— Your goal —
Copy, character for character, the lines running from the one with "The picture is" to the one with "const rowY = r => PRICE_H + r + 0.5;", ends included. Leave out every other line.

— Recorded information —

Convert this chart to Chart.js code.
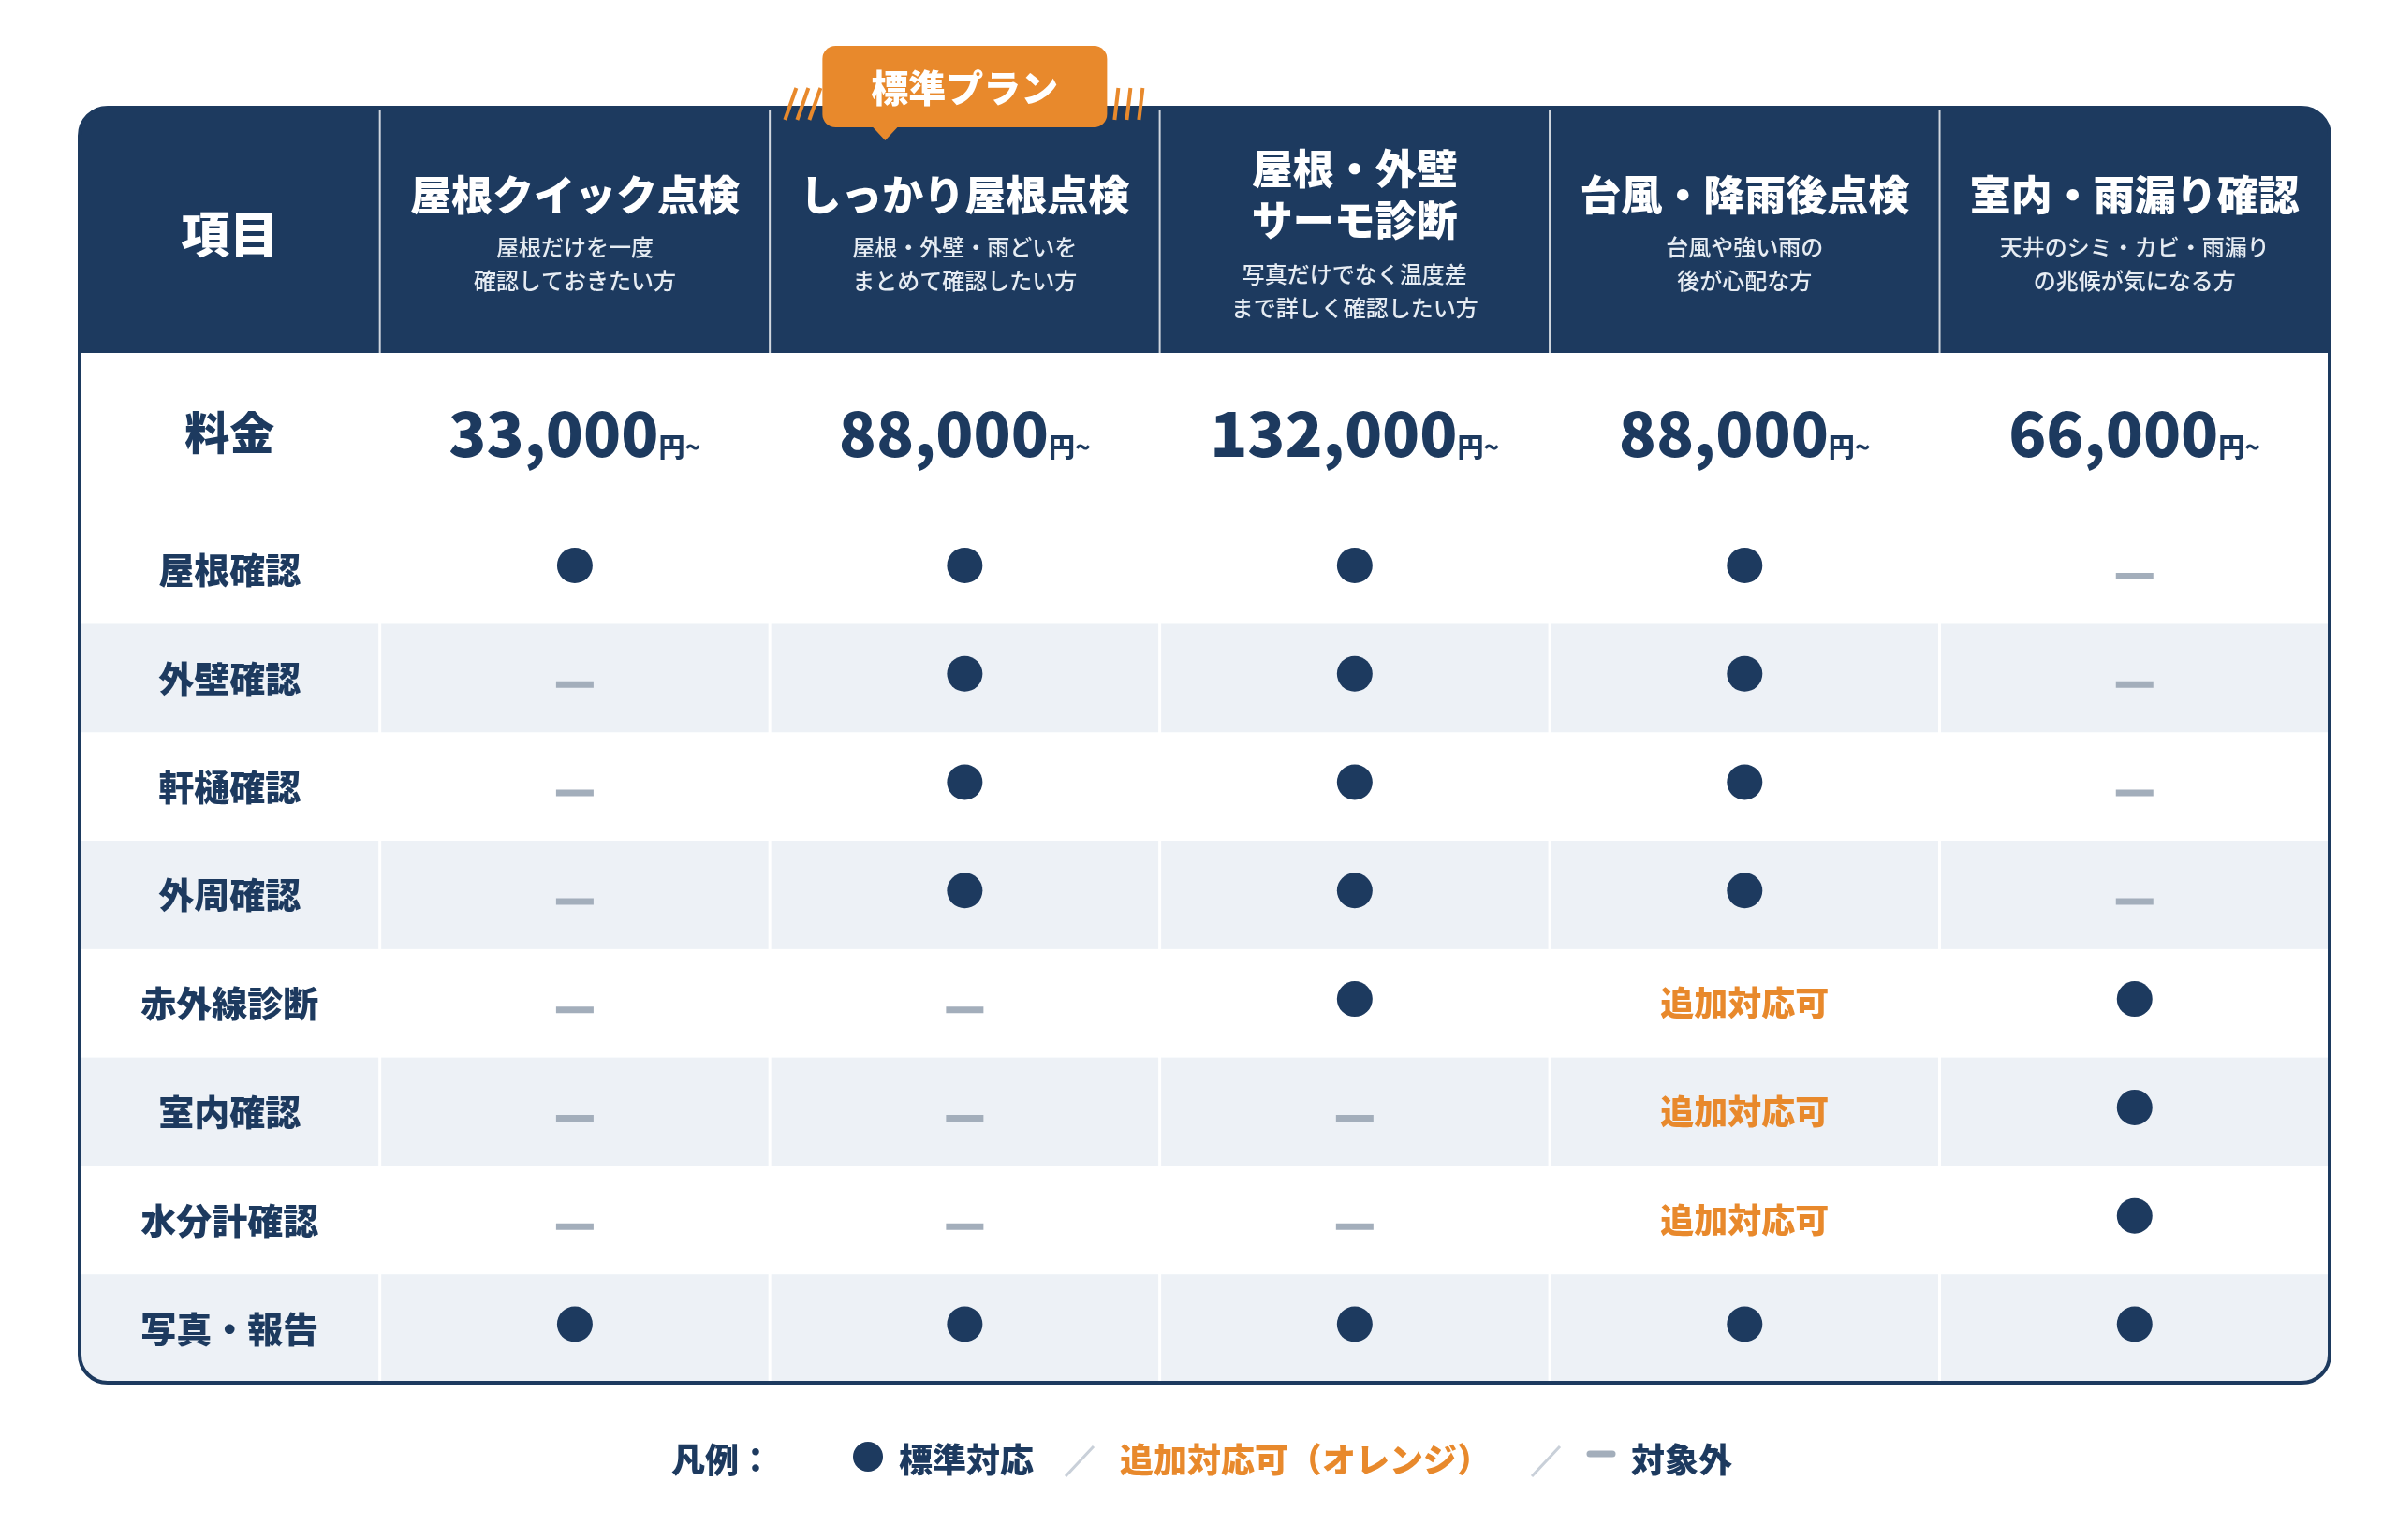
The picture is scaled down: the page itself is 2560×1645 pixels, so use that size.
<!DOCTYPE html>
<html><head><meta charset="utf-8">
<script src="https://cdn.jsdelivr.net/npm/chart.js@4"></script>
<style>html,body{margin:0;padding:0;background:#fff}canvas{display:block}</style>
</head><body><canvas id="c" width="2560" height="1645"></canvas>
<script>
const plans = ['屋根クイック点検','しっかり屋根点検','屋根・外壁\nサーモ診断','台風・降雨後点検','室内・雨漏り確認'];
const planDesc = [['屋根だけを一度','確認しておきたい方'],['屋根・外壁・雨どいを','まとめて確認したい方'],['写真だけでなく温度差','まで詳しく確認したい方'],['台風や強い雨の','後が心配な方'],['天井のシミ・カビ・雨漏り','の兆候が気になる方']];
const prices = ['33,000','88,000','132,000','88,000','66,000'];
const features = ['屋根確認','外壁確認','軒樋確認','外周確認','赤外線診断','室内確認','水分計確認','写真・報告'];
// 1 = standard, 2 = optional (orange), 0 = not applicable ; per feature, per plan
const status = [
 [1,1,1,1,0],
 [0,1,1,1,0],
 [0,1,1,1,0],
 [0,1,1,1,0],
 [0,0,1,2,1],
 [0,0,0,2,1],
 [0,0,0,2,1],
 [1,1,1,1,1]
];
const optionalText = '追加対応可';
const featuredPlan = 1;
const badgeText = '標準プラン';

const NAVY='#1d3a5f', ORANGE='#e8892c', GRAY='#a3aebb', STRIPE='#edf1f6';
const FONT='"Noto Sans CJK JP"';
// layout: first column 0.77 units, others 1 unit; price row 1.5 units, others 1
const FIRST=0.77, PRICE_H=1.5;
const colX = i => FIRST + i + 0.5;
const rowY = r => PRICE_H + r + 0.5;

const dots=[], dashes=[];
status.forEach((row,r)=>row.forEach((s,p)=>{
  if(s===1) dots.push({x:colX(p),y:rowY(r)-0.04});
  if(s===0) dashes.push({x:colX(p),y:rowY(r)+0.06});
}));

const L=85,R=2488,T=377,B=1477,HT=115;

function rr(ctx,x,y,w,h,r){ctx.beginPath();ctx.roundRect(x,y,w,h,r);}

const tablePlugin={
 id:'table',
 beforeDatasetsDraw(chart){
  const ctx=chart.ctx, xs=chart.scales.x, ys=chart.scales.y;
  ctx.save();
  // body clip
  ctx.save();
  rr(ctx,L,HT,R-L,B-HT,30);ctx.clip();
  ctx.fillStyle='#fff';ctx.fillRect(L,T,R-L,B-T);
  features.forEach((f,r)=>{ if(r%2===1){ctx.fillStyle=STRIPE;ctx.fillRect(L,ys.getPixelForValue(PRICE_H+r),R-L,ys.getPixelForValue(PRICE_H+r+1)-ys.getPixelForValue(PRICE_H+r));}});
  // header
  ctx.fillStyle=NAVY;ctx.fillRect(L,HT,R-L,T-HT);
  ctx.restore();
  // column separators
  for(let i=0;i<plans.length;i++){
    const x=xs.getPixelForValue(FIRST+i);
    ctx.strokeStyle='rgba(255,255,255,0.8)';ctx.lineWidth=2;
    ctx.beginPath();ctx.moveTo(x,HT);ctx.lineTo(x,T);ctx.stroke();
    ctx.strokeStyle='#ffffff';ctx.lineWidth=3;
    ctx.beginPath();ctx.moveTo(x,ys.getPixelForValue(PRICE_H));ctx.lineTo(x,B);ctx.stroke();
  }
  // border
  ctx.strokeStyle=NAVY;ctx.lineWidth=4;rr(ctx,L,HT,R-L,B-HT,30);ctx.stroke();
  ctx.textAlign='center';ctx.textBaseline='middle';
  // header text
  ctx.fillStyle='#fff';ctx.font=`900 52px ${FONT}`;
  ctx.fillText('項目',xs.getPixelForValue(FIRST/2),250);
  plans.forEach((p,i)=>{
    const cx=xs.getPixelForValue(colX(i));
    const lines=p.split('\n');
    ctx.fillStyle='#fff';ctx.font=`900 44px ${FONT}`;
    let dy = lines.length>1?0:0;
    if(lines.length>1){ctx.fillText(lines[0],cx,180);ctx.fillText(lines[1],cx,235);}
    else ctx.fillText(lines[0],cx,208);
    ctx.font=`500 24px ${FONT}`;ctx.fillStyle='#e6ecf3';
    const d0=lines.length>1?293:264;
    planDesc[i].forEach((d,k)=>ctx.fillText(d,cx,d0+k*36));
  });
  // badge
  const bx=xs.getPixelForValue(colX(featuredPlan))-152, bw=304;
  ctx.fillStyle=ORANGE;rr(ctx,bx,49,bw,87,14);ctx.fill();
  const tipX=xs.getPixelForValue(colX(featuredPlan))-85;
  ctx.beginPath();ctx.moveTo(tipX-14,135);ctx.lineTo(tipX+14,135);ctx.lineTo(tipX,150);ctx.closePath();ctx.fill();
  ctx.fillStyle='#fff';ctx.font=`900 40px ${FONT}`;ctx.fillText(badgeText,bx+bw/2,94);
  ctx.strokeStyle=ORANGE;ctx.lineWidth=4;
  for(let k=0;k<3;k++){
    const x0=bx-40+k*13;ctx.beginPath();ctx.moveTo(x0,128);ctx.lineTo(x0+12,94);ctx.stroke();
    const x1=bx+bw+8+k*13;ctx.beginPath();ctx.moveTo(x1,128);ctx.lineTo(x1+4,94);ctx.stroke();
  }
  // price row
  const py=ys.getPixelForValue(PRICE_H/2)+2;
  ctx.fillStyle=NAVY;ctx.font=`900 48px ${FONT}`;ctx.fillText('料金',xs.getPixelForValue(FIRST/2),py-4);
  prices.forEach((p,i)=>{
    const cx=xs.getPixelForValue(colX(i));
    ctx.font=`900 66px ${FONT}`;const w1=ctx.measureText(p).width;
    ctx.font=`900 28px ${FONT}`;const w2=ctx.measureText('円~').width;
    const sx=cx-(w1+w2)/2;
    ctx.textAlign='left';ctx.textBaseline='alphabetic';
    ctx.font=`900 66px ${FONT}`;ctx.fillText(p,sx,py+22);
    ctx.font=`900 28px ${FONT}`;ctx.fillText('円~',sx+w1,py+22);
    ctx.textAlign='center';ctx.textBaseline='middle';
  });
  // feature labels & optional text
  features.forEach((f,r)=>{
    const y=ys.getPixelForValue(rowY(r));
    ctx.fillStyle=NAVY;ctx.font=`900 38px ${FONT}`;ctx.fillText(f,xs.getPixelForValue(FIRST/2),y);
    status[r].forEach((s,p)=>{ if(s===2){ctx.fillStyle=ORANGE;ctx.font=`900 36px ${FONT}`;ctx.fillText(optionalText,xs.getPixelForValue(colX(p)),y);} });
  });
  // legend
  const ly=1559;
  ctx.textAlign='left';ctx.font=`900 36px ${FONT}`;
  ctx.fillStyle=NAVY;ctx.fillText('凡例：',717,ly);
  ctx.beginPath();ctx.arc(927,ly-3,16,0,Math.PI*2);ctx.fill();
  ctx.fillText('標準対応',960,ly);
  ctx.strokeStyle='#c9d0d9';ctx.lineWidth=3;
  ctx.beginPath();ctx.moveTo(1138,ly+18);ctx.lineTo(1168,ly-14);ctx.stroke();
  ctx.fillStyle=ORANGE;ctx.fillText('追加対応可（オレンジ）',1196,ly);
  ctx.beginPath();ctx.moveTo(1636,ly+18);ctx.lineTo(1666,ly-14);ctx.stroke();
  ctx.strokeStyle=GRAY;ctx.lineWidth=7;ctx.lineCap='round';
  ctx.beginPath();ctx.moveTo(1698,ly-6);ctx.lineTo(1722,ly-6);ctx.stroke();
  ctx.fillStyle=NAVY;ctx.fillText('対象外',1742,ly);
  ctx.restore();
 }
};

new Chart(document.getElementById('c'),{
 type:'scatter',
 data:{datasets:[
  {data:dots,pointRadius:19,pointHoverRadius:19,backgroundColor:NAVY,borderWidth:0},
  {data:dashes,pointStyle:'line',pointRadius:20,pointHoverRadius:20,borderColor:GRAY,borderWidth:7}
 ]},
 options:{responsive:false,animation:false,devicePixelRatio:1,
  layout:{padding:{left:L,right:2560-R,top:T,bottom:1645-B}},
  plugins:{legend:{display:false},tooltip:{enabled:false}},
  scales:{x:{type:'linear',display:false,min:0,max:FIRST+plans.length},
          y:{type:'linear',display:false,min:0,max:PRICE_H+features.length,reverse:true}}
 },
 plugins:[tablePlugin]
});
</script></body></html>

— The output —
The picture is scaled down: the page itself is 2560×1645 pixels, so use that size.
<!DOCTYPE html>
<html><head><meta charset="utf-8">
<script src="https://cdn.jsdelivr.net/npm/chart.js@4"></script>
<style>html,body{margin:0;padding:0;background:#fff}canvas{display:block}</style>
</head><body><canvas id="c" width="2560" height="1645"></canvas>
<script>
const plans = ['屋根クイック点検','しっかり屋根点検','屋根・外壁\nサーモ診断','台風・降雨後点検','室内・雨漏り確認'];
const planDesc = [['屋根だけを一度','確認しておきたい方'],['屋根・外壁・雨どいを','まとめて確認したい方'],['写真だけでなく温度差','まで詳しく確認したい方'],['台風や強い雨の','後が心配な方'],['天井のシミ・カビ・雨漏り','の兆候が気になる方']];
const prices = ['33,000','88,000','132,000','88,000','66,000'];
const features = ['屋根確認','外壁確認','軒樋確認','外周確認','赤外線診断','室内確認','水分計確認','写真・報告'];
// 1 = standard, 2 = optional (orange), 0 = not applicable ; per feature, per plan
const status = [
 [1,1,1,1,0],
 [0,1,1,1,0],
 [0,1,1,1,0],
 [0,1,1,1,0],
 [0,0,1,2,1],
 [0,0,0,2,1],
 [0,0,0,2,1],
 [1,1,1,1,1]
];
const optionalText = '追加対応可';
const featuredPlan = 1;
const badgeText = '標準プラン';

const NAVY='#1d3a5f', ORANGE='#e8892c', GRAY='#a3aebb', STRIPE='#edf1f6';
const FONT='"Noto Sans CJK JP"';
// layout: first column 0.77 units, others 1 unit; price row 1.5 units, others 1
const FIRST=0.77, PRICE_H=1.5;
const colX = i => FIRST + i + 0.5;
const rowY = r => PRICE_H + r + 0.5;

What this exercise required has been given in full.